Data supplied

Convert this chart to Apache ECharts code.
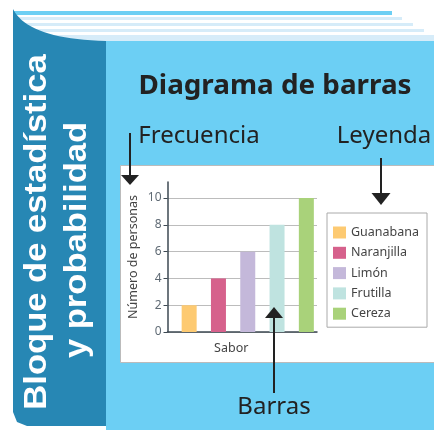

* * *

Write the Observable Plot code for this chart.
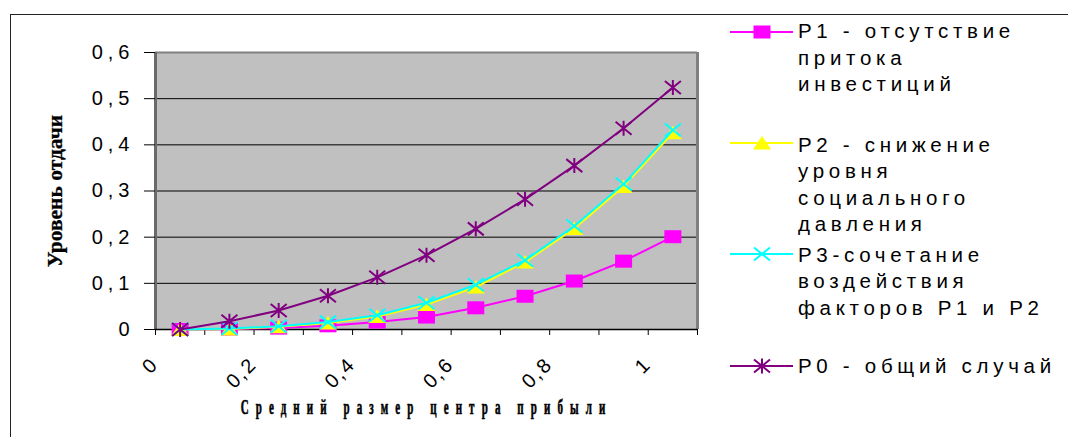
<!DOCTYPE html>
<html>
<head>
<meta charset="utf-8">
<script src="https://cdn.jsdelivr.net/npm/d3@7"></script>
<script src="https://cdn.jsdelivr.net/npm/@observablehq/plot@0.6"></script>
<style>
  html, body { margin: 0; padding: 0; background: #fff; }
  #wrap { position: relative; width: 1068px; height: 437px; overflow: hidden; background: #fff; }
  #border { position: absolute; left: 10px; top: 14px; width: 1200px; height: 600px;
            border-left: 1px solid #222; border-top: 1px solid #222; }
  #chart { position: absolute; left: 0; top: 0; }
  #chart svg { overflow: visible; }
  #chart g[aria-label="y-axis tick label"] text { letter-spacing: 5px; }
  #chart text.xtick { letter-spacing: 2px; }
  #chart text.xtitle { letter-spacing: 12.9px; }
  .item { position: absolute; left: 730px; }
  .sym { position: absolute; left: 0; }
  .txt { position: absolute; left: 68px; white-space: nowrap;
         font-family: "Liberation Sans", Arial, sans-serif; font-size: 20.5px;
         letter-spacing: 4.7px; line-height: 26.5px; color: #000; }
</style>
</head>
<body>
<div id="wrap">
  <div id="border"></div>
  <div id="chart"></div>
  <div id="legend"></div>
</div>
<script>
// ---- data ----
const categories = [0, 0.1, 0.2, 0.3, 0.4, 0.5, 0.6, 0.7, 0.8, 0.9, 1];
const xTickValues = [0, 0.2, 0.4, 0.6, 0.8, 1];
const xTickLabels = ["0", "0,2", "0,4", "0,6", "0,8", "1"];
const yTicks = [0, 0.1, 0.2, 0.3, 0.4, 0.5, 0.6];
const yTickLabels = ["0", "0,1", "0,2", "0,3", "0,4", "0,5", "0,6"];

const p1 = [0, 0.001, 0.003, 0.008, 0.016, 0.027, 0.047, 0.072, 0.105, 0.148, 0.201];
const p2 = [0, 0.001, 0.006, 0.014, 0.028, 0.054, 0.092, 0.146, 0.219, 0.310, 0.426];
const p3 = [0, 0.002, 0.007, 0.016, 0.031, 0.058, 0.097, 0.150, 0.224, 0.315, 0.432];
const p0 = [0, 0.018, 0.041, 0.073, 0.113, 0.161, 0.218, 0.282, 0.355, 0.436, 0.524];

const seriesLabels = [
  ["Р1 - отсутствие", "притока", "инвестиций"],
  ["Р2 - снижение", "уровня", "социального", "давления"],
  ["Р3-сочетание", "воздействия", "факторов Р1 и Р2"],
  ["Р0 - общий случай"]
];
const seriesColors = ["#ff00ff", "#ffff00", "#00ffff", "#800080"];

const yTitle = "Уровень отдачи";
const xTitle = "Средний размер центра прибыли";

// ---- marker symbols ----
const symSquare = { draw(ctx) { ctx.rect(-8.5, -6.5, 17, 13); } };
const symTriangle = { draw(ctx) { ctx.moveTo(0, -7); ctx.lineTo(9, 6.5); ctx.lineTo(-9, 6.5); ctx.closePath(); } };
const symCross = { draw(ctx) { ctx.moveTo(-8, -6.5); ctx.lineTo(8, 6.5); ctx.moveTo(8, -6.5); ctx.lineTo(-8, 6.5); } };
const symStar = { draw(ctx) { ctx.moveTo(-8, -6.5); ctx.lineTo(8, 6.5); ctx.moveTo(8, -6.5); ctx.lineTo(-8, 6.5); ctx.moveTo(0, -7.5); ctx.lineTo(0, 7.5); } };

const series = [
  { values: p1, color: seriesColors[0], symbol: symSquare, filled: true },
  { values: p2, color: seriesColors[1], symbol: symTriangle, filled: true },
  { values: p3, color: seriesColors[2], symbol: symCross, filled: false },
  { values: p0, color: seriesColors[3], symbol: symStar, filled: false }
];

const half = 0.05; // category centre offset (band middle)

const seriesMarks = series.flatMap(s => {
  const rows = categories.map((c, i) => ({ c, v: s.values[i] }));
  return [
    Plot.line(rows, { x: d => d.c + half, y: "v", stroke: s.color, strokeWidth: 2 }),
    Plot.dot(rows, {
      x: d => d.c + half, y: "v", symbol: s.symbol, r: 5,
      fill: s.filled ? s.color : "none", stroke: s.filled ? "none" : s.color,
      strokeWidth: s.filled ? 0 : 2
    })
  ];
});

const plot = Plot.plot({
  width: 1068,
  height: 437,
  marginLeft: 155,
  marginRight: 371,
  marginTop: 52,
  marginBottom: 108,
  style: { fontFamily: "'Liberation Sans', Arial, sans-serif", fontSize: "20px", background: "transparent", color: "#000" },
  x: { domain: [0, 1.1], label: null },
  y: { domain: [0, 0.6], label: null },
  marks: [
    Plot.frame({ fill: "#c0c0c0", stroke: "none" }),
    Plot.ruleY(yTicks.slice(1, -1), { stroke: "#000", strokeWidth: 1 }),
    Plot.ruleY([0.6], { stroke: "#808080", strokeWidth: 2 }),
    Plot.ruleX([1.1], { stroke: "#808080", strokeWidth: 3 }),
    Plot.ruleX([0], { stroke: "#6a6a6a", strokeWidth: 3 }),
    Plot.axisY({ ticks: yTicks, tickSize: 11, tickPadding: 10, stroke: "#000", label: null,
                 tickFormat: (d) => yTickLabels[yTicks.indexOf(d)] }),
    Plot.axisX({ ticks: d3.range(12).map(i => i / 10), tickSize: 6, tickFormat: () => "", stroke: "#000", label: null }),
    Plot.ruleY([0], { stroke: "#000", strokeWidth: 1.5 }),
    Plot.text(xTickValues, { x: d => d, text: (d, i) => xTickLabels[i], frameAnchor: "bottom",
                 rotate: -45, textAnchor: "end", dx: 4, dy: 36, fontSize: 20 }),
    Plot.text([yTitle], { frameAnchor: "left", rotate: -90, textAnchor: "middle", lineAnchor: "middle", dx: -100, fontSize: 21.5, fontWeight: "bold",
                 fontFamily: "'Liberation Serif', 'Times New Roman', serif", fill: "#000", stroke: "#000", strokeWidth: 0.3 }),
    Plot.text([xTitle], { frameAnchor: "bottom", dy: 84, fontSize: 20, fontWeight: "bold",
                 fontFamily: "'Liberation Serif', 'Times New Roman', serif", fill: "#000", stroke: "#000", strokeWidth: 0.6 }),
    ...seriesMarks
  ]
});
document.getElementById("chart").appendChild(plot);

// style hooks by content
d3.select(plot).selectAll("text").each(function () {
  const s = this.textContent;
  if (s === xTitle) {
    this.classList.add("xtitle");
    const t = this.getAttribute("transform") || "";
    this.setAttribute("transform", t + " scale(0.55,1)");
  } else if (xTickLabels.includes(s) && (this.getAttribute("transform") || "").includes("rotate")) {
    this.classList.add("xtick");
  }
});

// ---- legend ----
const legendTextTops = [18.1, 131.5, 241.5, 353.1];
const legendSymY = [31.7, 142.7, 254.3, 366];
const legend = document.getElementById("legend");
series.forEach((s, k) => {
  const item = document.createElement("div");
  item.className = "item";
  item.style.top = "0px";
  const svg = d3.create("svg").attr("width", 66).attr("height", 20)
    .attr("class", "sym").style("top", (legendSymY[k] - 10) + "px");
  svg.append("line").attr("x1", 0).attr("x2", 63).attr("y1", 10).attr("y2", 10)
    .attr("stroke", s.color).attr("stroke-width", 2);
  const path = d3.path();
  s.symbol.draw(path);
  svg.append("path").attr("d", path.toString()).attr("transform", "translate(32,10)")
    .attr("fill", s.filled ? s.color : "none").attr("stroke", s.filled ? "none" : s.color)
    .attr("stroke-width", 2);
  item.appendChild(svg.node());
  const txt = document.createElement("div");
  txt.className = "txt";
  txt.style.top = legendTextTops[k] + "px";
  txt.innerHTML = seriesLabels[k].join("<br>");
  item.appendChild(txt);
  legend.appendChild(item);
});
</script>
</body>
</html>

...

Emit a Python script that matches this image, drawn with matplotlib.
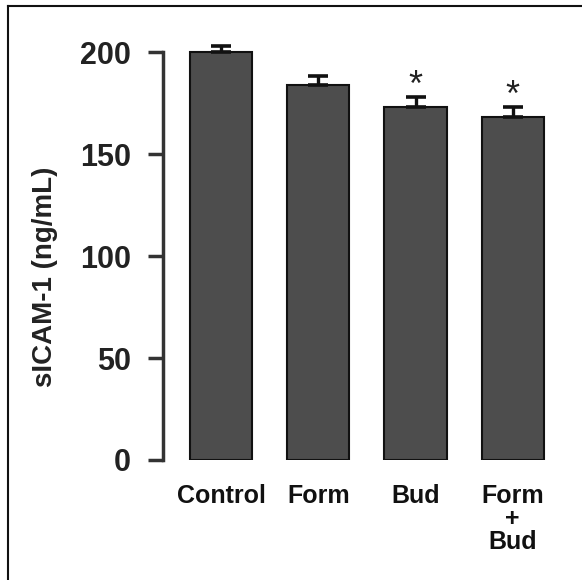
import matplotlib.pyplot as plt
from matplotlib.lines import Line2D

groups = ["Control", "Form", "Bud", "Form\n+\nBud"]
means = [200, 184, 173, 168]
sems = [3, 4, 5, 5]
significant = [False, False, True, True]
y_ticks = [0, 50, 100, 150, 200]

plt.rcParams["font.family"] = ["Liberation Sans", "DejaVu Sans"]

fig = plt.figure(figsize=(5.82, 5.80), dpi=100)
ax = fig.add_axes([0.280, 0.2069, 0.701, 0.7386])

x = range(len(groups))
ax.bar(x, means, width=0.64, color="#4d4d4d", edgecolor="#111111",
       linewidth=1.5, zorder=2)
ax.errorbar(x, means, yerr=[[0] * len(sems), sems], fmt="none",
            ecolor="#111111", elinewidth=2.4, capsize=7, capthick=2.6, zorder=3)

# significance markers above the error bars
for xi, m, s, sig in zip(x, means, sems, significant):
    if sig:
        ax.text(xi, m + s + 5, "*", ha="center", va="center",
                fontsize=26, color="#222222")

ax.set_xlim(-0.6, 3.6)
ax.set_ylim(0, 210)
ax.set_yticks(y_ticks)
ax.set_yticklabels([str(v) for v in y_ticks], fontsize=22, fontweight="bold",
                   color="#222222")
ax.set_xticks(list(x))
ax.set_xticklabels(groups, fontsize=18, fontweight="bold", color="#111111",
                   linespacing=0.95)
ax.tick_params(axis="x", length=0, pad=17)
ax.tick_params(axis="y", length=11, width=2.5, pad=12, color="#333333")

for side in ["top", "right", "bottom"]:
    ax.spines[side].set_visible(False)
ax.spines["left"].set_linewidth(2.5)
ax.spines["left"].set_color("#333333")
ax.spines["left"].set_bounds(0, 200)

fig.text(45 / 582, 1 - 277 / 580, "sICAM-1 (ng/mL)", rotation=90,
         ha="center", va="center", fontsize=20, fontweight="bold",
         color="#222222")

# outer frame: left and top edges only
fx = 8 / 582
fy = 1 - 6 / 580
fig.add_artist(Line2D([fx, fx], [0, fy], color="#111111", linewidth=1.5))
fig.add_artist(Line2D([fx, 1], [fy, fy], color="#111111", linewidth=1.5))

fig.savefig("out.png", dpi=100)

Request
Locate all lines in the listing above with the word "this". Copy them.

Output
Convert this chart to Apache ECharts code.
Write the Observable Plot code for this chart.
  const s = this.textContent;
    this.classList.add("xtitle");
    const t = this.getAttribute("transform") || "";
    this.setAttribute("transform", t + " scale(0.55,1)");
  } else if (xTickLabels.includes(s) && (this.getAttribute("transform") || "").includes("rotate")) {
    this.classList.add("xtick");
Emit a Python script that matches this image, drawn with matplotlib.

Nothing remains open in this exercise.